Giving my own perspective on this. For the past 5-6 seasons, every Belgian talent has been hyped to the highest of highs. I've heard absurd stories that link 18-year olds who have one half season of Jupiler League experience to clubs like Barça, Real, Man U. The reality is that after half a decade of hype, exactly five players have actually made it to top four teams in the top five leagues: Kompany at Man City Vermaelen at Arsenal Hazard at Lille Van Buyten at Bayern Lukaku at Chelsea And the last two are merely fringe players at those clubs at the moment.
Onyewu at AC Milan Granted, he flamed out there (partly due to injury)---is your standard "transferred to a top four in top five" or "stayed on the roster at a top four in top five"? Seems more like the former given your comment about fringe players.
The bigger point that I tried to make is that for every 100 transfer rumors, there is perhaps one deal that actually comes to fruition.

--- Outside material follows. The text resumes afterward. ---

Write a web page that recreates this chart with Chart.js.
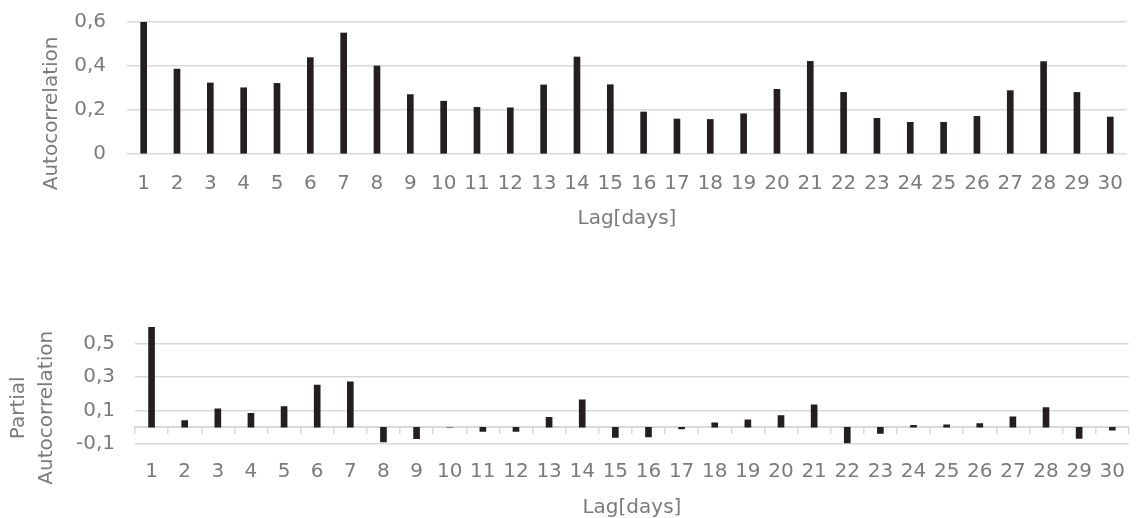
<!DOCTYPE html>
<html>
<head>
<meta charset="utf-8">
<script src="https://cdn.jsdelivr.net/npm/chart.js@4/dist/chart.umd.min.js"></script>
<style>
  html, body { margin: 0; padding: 0; background: #fff; }
  body { width: 1141px; height: 518px; position: relative; overflow: hidden; }
  .box { position: absolute; left: 0; width: 1141px; }
  #acfBox { top: 0; height: 240px; }
  #pacfBox { top: 290px; height: 228px; }
</style>
</head>
<body>
<div class="box" id="acfBox"><canvas id="acfChart" width="1141" height="240"></canvas></div>
<div class="box" id="pacfBox"><canvas id="pacfChart" width="1141" height="228"></canvas></div>
<script>
// lags 1..30
const lags = ['1','2','3','4','5','6','7','8','9','10','11','12','13','14','15','16','17','18','19','20','21','22','23','24','25','26','27','28','29','30'];

const acfValues = [0.60, 0.386, 0.323, 0.301, 0.321, 0.438, 0.55, 0.40, 0.27, 0.24,
  0.212, 0.21, 0.314, 0.441, 0.315, 0.191, 0.159, 0.157, 0.183, 0.294,
  0.421, 0.28, 0.162, 0.144, 0.144, 0.171, 0.288, 0.42, 0.28, 0.168];

const pacfValues = [0.60, 0.04, 0.11, 0.084, 0.124, 0.252, 0.272, -0.088, -0.068, 0,
  -0.025, -0.025, 0.06, 0.164, -0.06, -0.058, -0.01, 0.026, 0.044, 0.07,
  0.134, -0.094, -0.036, 0.012, 0.014, 0.022, 0.062, 0.118, -0.066, -0.018];

const acfTicks = [0, 0.2, 0.4, 0.6];
const pacfTicks = [-0.1, 0.1, 0.3, 0.5];

const xTitle = 'Lag[days]';
const acfTitle = 'Autocorrelation';
const pacfTitle = ['Partial', 'Autocorrelation'];

const textColor = '#7b7b7b';
const gridColor = '#d9d9d9';
const barColor = '#231f20';

Chart.defaults.font.family = '"DejaVu Sans", sans-serif';
Chart.defaults.font.size = 20;
Chart.defaults.color = textColor;

// pad a rotated title at its end so the visible text sits lower (like Excel)
const shiftDown = (s, n) => s + ' '.repeat(n);
const fmt = (v) => (v === 0 ? '0' : v.toFixed(1).replace('.', ','));

function baseOptions() {
  return {
    responsive: false,
    animation: false,
    plugins: { legend: { display: false }, tooltip: { enabled: false } },
  };
}

// === ACF ===
new Chart(document.getElementById('acfChart'), {
  type: 'bar',
  data: {
    labels: lags,
    datasets: [{ data: acfValues, backgroundColor: barColor, barThickness: 6 }],
  },
  options: {
    ...baseOptions(),
    layout: { padding: { top: 22, right: 1, bottom: 0, left: 0 } },
    scales: {
      x: {
        grid: { display: false, drawTicks: false },
        border: { display: false },
        ticks: { padding: 18, maxRotation: 0, autoSkip: false },
        title: { display: true, text: xTitle, padding: { top: 0, bottom: 9 } },
        afterFit: (s) => { s.height = 86; },
      },
      y: {
        min: 0,
        max: 0.6,
        afterBuildTicks: (s) => { s.ticks = acfTicks.map((v) => ({ value: v })); },
        // invisible tick marks give the gap between labels and plot
        grid: { color: gridColor, lineWidth: 1.5, drawTicks: true, tickLength: 21, tickColor: 'rgba(0,0,0,0)' },
        border: { display: false },
        ticks: { padding: 0, callback: (v) => fmt(v) },
        title: { display: true, text: shiftDown(acfTitle, 8), padding: { top: 40, bottom: 0 } },
        afterFit: (s) => { s.width = 127; },
      },
    },
  },
});

// === PACF ===
new Chart(document.getElementById('pacfChart'), {
  type: 'bar',
  data: {
    labels: lags,
    datasets: [{ data: pacfValues, backgroundColor: barColor, barThickness: 6 }],
  },
  options: {
    ...baseOptions(),
    layout: { padding: { top: 37, right: 0, bottom: 0, left: 0 } },
    scales: {
      x: {
        grid: { display: false, drawTicks: false },
        border: { display: false },
        ticks: { padding: 16, maxRotation: 0, autoSkip: false },
        title: { display: true, text: xTitle, padding: { top: 0, bottom: -2 } },
        afterFit: (s) => { s.height = 74; },
      },
      // zero line with tick marks between lags
      x0: {
        type: 'category',
        position: { y: 0 },
        z: 1,
        grid: { display: true, drawOnChartArea: false, drawTicks: true, tickLength: 6, color: gridColor, lineWidth: 1.5, offset: true },
        border: { display: true, color: gridColor, width: 2 },
        ticks: { display: false },
      },
      y: {
        min: -0.1,
        max: 0.6,
        afterBuildTicks: (s) => { s.ticks = pacfTicks.map((v) => ({ value: v })); },
        grid: { color: gridColor, lineWidth: 1.5, drawTicks: true, tickLength: 20, tickColor: 'rgba(0,0,0,0)' },
        border: { display: false },
        ticks: { padding: 0, callback: (v) => fmt(v) },
        title: {
          display: true,
          text: pacfTitle.map((t) => shiftDown(t, 7)),
          font: { lineHeight: 1.4 },
          padding: { top: 5, bottom: 0 },
        },
        afterFit: (s) => { s.width = 135; },
      },
    },
  },
});
</script>
</body>
</html>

Steven Defour alone had been linked to Man U, Arsenal, Everton, Liverpool, Real Madrid, ... before eventually ending up at... Porto.
I'm not sure that's such a big laugh as you suggest. Did those big teams buy a player at his position this summer? Is there something especially shameful about choosing Porto? Plus, Everton has no money and the last thing they need is a two-way central midfielder. Just saying it's not always as simple as a guy is only as good as the place he ended up.
So, Greg Seltzer has been doing the leg work to try to cut through the tabloid idiocy and see which clubs, if any, actually have some interest in Shea. http://www.noshortcorners.com/ The take aways:
I don't know how in context those take aways are. It also doesn't mention the extra clubs he has not decoded. I suggest everyone give Seltzer a hit. He deserves it.
I think at least half of those clubs would be hard pressed to afford what MLS is gonna ask for Shea. That being said, I would love to see Shea at Werder Bremen (sadly I doubt they have the resources to spend a large sum on a player unproven at the Bundesliga level)
I think Shea would do very well at Bremen. Bremen could use a young talent to give a spark to their midfield. Unfortunately, Bremen pride themselves on investing in younger, cheaper (usually no more than 4 to 5 mio) talents that they develop and sell for a ton (Micoud, Diego, Ozil). Given FCD's insistence that they will not sell him the price would likely be too high for Werder.
Didn't Hamburg have some serious financial issues quite recently? Regardless, of that list Hamburg, Bremen and Newcastle would be interesting.
I think you misinterpreted my post. I didn't find it funny because Porto is not a big enough club (it's a terrific club), I found it funny because Porto was one of the few teams he hadn't been linked with.